The overall weightage of a product will be aggregated (since there may be multiple videos of the same product) and ranked accordingly, with the highest weightage being the product that the user is most interested in. Overall, This allows the recommendation system to recommend products that are similar those in the video in the TikTok shop. This provides a seamless shopping experience for users as their TikTok shop will be a direct representation of their personal interest.

Users who are interested in the product would now be able to view the exact product in the TikTok shop that is showcased in the video. A pop-up link showing the exact product page will be shown in-video. This allows the user to be re-directed to the exact product page without having to search for the product in the video.

How we built it

Model
The model aims to detect the key product from video by extracting frames, detecting objects and text within those frames and subsequently extract meaningful keywords. This is done via Object Detection and Text Extraction. The keywords extracted are then used to search for products within the TikTok shop.

Object Detection
The main model used here is the yolov8l-world from YOLO World Model. It is a real-time based approach for Open-Vocabulary Detection tasks. It is employed as part of our model to detect objects of significant importance in the video. Frames are extracted from the video and converted to RGB format as required by YOLO and runs the YOLO model with a specified confidence threshold to detect the objects. The detected objects are labelled using nothe model’s predefined classes.

Text Extraction
Tesseract OCR is used to extract the texts from the frames. The texts are then processed and tokenized using NLTK to remove noises. The extracted text is processed to remove non-alphanumeric characters, stopwords and words shorter than three characters. Additionally, only valid English words as per NLTK’s word list and word frequency data are retained.

Keyword Extraction
Keywords from object detection and text extraction are combined and processed using TF-IDF to rank them from most to least important. TF-IDF scores are computed for the combined text from object detections and OCR. The top keywords are selected based on their scores. Thereafter, the most important keywords are then used to find the products in the database.

Back-end
S3 buckets: Store product images and videos objects
Cloudfront: CDN to cache product images and videos at edge locations and serve to clients when requested
Node.js server: Handle requests from clients by communicating with redis cache, ML flask server and Postgres database. Contains recommendation algorithms to serve client with ranked products.
Postgres database: Store product and product-related data (ie product_tags, product_ratings, product_reviews), videos and video-related data (ie video_comments, video_saves, video_stars, video_views), tags data, users data and shops data.
ML server: Download video stream from CDN and processed by our model to return keywords based on frames extracted from video.
Redis server: Cache keywords returned by ML server to serve multiple clients with minimal latency.

Front-end
We use the MVVM architecture as it is able to facilitate a clear separation between the UI and business logic, making it suitable for modern front-end development frameworks like React.
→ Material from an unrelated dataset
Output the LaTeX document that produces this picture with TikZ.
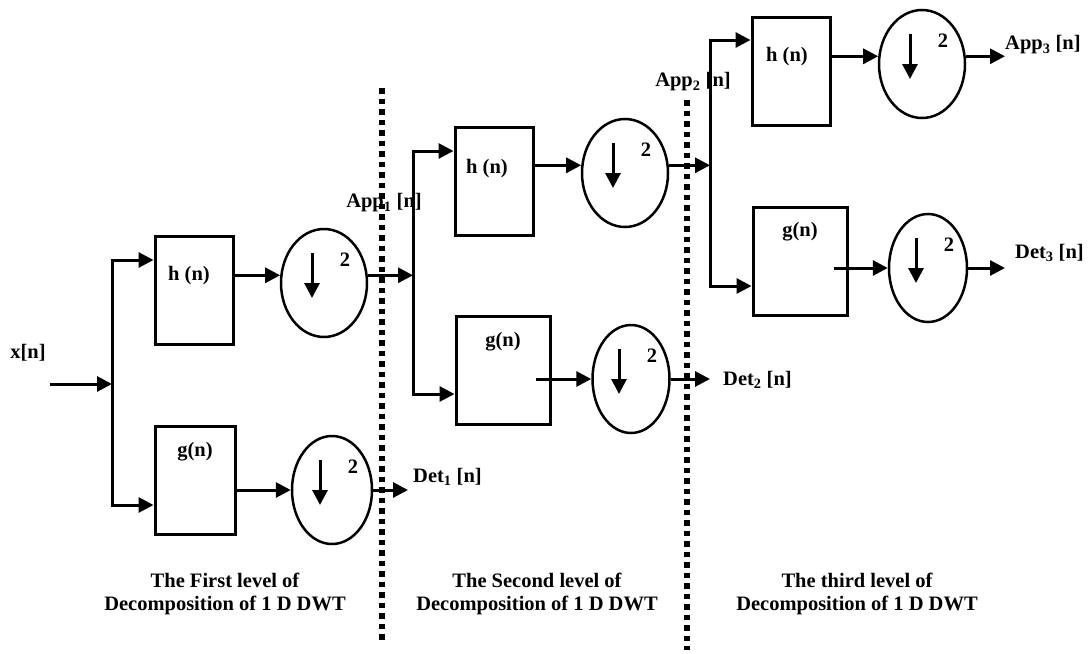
\documentclass[tikz,border=0pt]{standalone}
\usepackage{fontspec}
\setmainfont{Liberation Serif}
\usetikzlibrary{arrows.meta, positioning, calc, shapes.geometric}
\tikzset{
  filt/.style  = {draw, line width=3pt, minimum width=78pt,
                  minimum height=108pt, inner sep=0pt},
  dwn/.style   = {draw, ellipse, line width=2.5pt, minimum width=86pt,
                  minimum height=108pt, inner sep=0pt},
  lbl/.style   = {font=\fontsize{20.5}{23}\selectfont\bfseries, inner sep=0pt},
  flow/.style  = {-{Triangle[length=15pt, width=15pt]}, line width=3pt},
  sep/.style   = {line width=5.5pt, dash pattern=on 5.5pt off 5pt},
}

\begin{document}
\begin{tikzpicture}[x=1pt, y=-1pt]
    \useasboundingbox (0,0) rectangle (1089,653);
    % Level 1
    \node[lbl] (xlbl) at (28,353) {x[n]};
    \coordinate (xin) at (50,384);
    \coordinate (s1h) at (112,260);
    \coordinate (s1g) at (112,505);
    \node[filt]                    (h1)  at (194,290) {};
    \node[filt, minimum width=80pt] (g1) at (195,480) {};
    \node[lbl] (h1t) at ($(h1.north)+(-5,41)$) {h (n)};
    \node[lbl] (g1t) at ($(g1.north)+(0,27)$)  {g(n)};
    \node[dwn]                     (da1) at (324,283) {};
    \node[dwn, minimum width=80pt] (dd1) at (332,490) {};
    \coordinate (d1o) at (408,490);

    % Level 2
    \coordinate (s2h) at (413,151);
    \coordinate (s2g) at (413,394);
    \node[filt]                    (h2)  at (494,181) {};
    \node[filt, minimum width=94pt] (g2) at (503,370) {};
    \node[lbl] (h2t) at ($(h2.north)+(-7,43)$) {h (n)};
    \node[lbl] (g2t) at ($(g2.north)+(0,27)$)  {g(n)};
    \node[dwn]                     (da2) at (625,173) {};
    \node[dwn, minimum width=77pt] (dd2) at (631,379) {};
    \coordinate (d2o) at (710,379);

    % Level 3
    \coordinate (s3h) at (710,40);
    \coordinate (s3g) at (710,286);
    \node[filt]                    (h3)  at (791,71)  {};
    \node[filt, minimum width=94pt] (g3) at (800,261) {};
    \node[lbl] (h3t) at ($(h3.north)+(-4,41)$) {h (n)};
    \node[lbl] (g3t) at ($(g3.north)+(0,26)$)  {g(n)};
    \node[dwn]                     (da3) at (922,64)  {};
    \node[dwn, minimum width=78pt] (dd3) at (928,268) {};
    \coordinate (a3o) at (1005,57);
    \coordinate (d3o) at (1005,268);

    % outputs
    \node[lbl, anchor=west] (det1) at (413,477) {Det\textsubscript{1} [n]};
    \node[lbl, anchor=west] (det2) at (723,380) {Det\textsubscript{2} [n]};
    \node[lbl, anchor=west] (det3) at (1015,253) {Det\textsubscript{3} [n]};
    \node[lbl, anchor=west] (app3) at (1005,45) {App\textsubscript{3} [n]};
    \node[lbl] (app1) at (384,203) {App\textsubscript{1} [n]};
    \node[lbl] (app2) at (693,82)  {App\textsubscript{2} [n]};

    \draw[flow] (xin) -- (xin -| s1h);
    \draw[flow] (s1g) -- (s1h) -- (h1.west |- s1h);
    \draw[flow] (s1h) -- (s1g) -- (g1.west |- s1g);
    \draw[flow] (h1.east |- da1.170) -- (da1.170);
    \draw[flow] (g1.east |- dd1.west) -- (dd1.west);
    \draw[flow] (da1.10) -- (da1.10 -| s2h);
    \draw[flow] (dd1.east) -- (d1o);

    \draw[flow] (s2g) -- (s2h) -- (h2.west |- s2h);
    \draw[flow] (s2h) -- (s2g) -- (g2.west |- s2g);
    \draw[flow] (h2.east |- da2.170) -- (da2.170);
    \draw[flow] ($(g2.east |- dd2.west)+(-16,0)$) -- (dd2.west);
    \draw[flow] (da2.10) -- (da2.10 -| s3h);
    \draw[flow] (dd2.east) -- (d2o);

    \draw[flow] (s3g) -- (s3h) -- (h3.west |- s3h);
    \draw[flow] (s3h) -- (s3g) -- (g3.west |- s3g);
    \draw[flow] (h3.east |- da3.170) -- (da3.170);
    \draw[flow] ($(g3.east |- dd3.west)+(-15,0)$) -- (dd3.west);
    \draw[flow] (da3.10) -- (da3.10 -| a3o);
    \draw[flow] (dd3.east) -- (d3o);

    % down-sampling marks
    \foreach \e in {da1,dd1,da2,dd2,da3,dd3} {
      \draw[flow] ($(\e.center)+(-12,-30)$) -- ($(\e.center)+(-12,15)$);
      \node[lbl] (\e-2) at ($(\e.center)+(21,-23)$) {2};
    }

    % level separators
    \coordinate (v1t) at (382,88);
    \coordinate (v1b) at (382,640);
    \coordinate (v2t) at (687,100);
    \coordinate (v2b) at (687,650);
    \draw[sep] (v1t) -- (v1b);
    \draw[sep] (v2t) -- (v2b);

    \node[lbl, align=center] (lev1) at (225,594) {The First level of\\Decomposition of 1 D DWT};
    \node[lbl, align=center] (lev2) at (537,594) {The Second level of\\Decomposition of 1 D DWT};
    \node[lbl, align=center] (lev3) at (857,594) {The third level of\\Decomposition of 1 D DWT};
\end{tikzpicture}
\end{document}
The MVVM architecture comprises of three areas:
Model: The model presents the data and business logic of the application.
View: The view represents the UI of the application. It displays data from the ViewModel and sends user interactions (events) back to the ViewModel.
ViewModel: The ViewModel acts as an intermediary between the Model and the View. It holds the presentation logic and state of the View. It handles data binding, automatically updating the View when the Model changes and vice versa.

Challenges we ran into

The hardest part of the project was to integrate the different parts of the project together in order to run the prototype. However, it took lesser time than we initially estimated as our discussion and planning had enabled easier integration since we were all familiar with what each was doing.

Accomplishments that we're proud of

Being able to conceptualise an idea we thought would be difficult to do, but still crazy enough to try it.

What's next for Shop Smarter with ShopSmart

Taking user circumstances/preferences into consideration Our idea is to use toggles, drop down menus, sliders and pickers for users to indicate their preferences. These preferences will be used to filter products on top of their personalised recommendations.

Model usage in recommendation system and adjusted weightages We recognise the benefit of creating a model based recommendation system. However, due to computational limitations of having to host another server for the model, we had decided to opt for a simpler recommendation system in order to showcase our main features instead. Hence, we have included a written model recommendation system that we would have integrated into our solution.

We also want to vary weightage based on watch duration. If a user watches for a longer period of time, it will increase the weightage of their interest accordingly. However, it would never exceed the weightage of using the "star" button directly as "star"ing a video is a more direct way of liking the product.

Enhanced product recognition by using custom vocabulary libraries The product recognition model can be improved to better handle a variety of video content and improve accuracy in product identification.

User privacy and transparency This can be mitigated by allowing users to control their data via settings and being transparent by informing them of the usage of their data for product recommendation.

User experience optimization Users can be allowed to turn off product recommendations whilst watching videos. At the same time, they can allow tracking such that when they navigate to the shop, it would still show their personalised recommendations.

Scalability considerations Cloud computing can be leveraged to handle large processing loads and scale efficiently.

Bias mitigation Use of a more diverse dataset to train models and regularly audit recommendations to ensure fairness and inclusivity.